Copy the listing below line for line, starting at its first line and ending with the line that has "0.01, 0.0, 0.0, 0.0, 0.0, 0.0]" in it. Add nothing.

RAW DATA —
——

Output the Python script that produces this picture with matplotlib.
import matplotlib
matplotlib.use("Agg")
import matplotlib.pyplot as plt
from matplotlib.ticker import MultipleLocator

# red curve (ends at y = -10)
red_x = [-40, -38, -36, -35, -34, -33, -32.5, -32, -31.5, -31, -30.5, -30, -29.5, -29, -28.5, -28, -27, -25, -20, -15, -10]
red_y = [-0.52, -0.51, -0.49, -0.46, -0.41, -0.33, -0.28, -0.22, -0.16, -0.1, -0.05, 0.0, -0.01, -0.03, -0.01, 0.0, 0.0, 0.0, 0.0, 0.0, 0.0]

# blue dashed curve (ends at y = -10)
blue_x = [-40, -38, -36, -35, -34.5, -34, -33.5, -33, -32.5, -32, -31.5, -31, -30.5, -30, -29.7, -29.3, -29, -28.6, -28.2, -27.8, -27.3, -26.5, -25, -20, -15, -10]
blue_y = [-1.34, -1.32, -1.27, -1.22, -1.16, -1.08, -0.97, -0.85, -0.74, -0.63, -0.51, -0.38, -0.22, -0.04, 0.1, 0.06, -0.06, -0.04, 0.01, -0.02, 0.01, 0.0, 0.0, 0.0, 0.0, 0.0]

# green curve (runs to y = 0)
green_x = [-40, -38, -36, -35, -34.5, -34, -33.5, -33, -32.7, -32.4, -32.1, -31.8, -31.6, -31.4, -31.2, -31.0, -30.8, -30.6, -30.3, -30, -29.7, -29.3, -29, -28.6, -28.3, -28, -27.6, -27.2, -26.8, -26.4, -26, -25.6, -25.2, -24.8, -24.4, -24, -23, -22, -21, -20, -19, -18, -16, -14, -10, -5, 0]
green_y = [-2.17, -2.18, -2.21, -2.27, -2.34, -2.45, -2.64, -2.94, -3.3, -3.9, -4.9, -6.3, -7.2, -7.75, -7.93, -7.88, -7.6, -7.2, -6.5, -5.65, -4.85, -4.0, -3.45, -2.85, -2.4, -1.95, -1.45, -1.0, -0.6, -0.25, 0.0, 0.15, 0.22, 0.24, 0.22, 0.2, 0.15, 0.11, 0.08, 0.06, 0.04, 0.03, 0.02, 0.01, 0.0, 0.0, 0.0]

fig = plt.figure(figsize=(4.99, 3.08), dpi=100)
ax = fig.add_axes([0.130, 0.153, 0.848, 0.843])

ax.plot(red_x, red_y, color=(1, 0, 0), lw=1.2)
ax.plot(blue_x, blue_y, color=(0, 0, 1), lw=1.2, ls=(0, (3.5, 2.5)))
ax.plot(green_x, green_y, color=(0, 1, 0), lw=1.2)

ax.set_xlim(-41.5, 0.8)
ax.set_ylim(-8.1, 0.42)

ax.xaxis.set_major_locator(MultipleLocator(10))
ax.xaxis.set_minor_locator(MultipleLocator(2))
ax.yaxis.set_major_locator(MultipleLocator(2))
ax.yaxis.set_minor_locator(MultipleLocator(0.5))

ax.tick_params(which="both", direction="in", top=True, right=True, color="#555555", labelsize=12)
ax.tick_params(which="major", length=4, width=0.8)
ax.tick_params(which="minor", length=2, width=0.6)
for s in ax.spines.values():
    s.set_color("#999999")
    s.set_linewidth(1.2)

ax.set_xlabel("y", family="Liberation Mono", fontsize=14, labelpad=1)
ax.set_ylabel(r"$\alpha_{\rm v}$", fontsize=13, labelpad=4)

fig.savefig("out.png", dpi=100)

——

FULL RESPONSE —
Output the Python script that produces this picture with matplotlib.
import matplotlib
matplotlib.use("Agg")
import matplotlib.pyplot as plt
from matplotlib.ticker import MultipleLocator

# red curve (ends at y = -10)
red_x = [-40, -38, -36, -35, -34, -33, -32.5, -32, -31.5, -31, -30.5, -30, -29.5, -29, -28.5, -28, -27, -25, -20, -15, -10]
red_y = [-0.52, -0.51, -0.49, -0.46, -0.41, -0.33, -0.28, -0.22, -0.16, -0.1, -0.05, 0.0, -0.01, -0.03, -0.01, 0.0, 0.0, 0.0, 0.0, 0.0, 0.0]

# blue dashed curve (ends at y = -10)
blue_x = [-40, -38, -36, -35, -34.5, -34, -33.5, -33, -32.5, -32, -31.5, -31, -30.5, -30, -29.7, -29.3, -29, -28.6, -28.2, -27.8, -27.3, -26.5, -25, -20, -15, -10]
blue_y = [-1.34, -1.32, -1.27, -1.22, -1.16, -1.08, -0.97, -0.85, -0.74, -0.63, -0.51, -0.38, -0.22, -0.04, 0.1, 0.06, -0.06, -0.04, 0.01, -0.02, 0.01, 0.0, 0.0, 0.0, 0.0, 0.0]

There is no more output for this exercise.